### Data shown ###

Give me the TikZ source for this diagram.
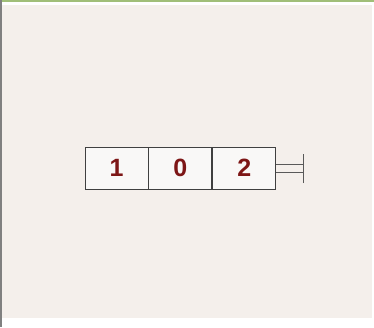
\documentclass[tikz,border=0pt]{standalone}
\usepackage{fontspec}
\setsansfont{Liberation Sans}
\usetikzlibrary{positioning}
\definecolor{slidebg}{RGB}{244, 239, 235}
\definecolor{cellfill}{RGB}{249, 248, 247}
\definecolor{digitred}{RGB}{125, 22, 22}
\definecolor{framegreen}{RGB}{160, 190, 120}

\begin{document}
\begin{tikzpicture}[x=1pt, y=-1pt, node distance=0pt,
    cell/.style={draw=black!75, line width=0.9pt, fill=cellfill, minimum width=63pt, minimum height=42pt,
                 inner sep=0pt, font=\sffamily\bfseries\fontsize{25}{25}\selectfont, text=digitred}]

        % Fondo
        \useasboundingbox (0,0) rectangle (374,327);
        \fill[white] (0,0) rectangle (374,327);
        \fill[slidebg] (2,5) rectangle (372,318);
        \fill[framegreen] (0,0) rectangle (374,1.5);
        \fill[gray] (0,0) rectangle (2,327);

        % --- CELDAS ---
        \node[cell] (c1) at (116.5,168) {1};
        \node[cell, right=of c1.east, anchor=west] (c2) {0};
        \node[cell, right=of c2.east, anchor=west] (c3) {2};

        % Tope
        \coordinate (topa) at ([yshift=-4pt]c3.east);
        \coordinate (topb) at ([yshift=4pt]c3.east);
        \coordinate (capa) at ([xshift=27pt]topa);
        \coordinate (capb) at ([xshift=27pt]topb);
        \draw[black!65, line width=0.9pt] (topa) -- (capa);
        \draw[black!65, line width=0.9pt] (topb) -- (capb);
        \draw[black!65, line width=0.9pt] ([yshift=-11pt]capa) -- ([yshift=10pt]capb);

    \end{tikzpicture}
\end{document}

###

▶ **Stated goal**: Omit the pictures, then output the rest of the listing exactly.

▶ **Exercise output**:
Give me the TikZ source for this diagram.
\documentclass[tikz,border=0pt]{standalone}
\usepackage{fontspec}
\setsansfont{Liberation Sans}
\usetikzlibrary{positioning}
\definecolor{slidebg}{RGB}{244, 239, 235}
\definecolor{cellfill}{RGB}{249, 248, 247}
\definecolor{digitred}{RGB}{125, 22, 22}
\definecolor{framegreen}{RGB}{160, 190, 120}

\begin{document}
\begin{tikzpicture}[x=1pt, y=-1pt, node distance=0pt,
    cell/.style={draw=black!75, line width=0.9pt, fill=cellfill, minimum width=63pt, minimum height=42pt,
                 inner sep=0pt, font=\sffamily\bfseries\fontsize{25}{25}\selectfont, text=digitred}]

        % Fondo
        \useasboundingbox (0,0) rectangle (374,327);
        \fill[white] (0,0) rectangle (374,327);
        \fill[slidebg] (2,5) rectangle (372,318);
        \fill[framegreen] (0,0) rectangle (374,1.5);
        \fill[gray] (0,0) rectangle (2,327);

        % --- CELDAS ---
        \node[cell] (c1) at (116.5,168) {1};
        \node[cell, right=of c1.east, anchor=west] (c2) {0};
        \node[cell, right=of c2.east, anchor=west] (c3) {2};

        % Tope
        \coordinate (topa) at ([yshift=-4pt]c3.east);
        \coordinate (topb) at ([yshift=4pt]c3.east);
        \coordinate (capa) at ([xshift=27pt]topa);
        \coordinate (capb) at ([xshift=27pt]topb);
        \draw[black!65, line width=0.9pt] (topa) -- (capa);
        \draw[black!65, line width=0.9pt] (topb) -- (capb);
        \draw[black!65, line width=0.9pt] ([yshift=-11pt]capa) -- ([yshift=10pt]capb);

    \end{tikzpicture}
\end{document}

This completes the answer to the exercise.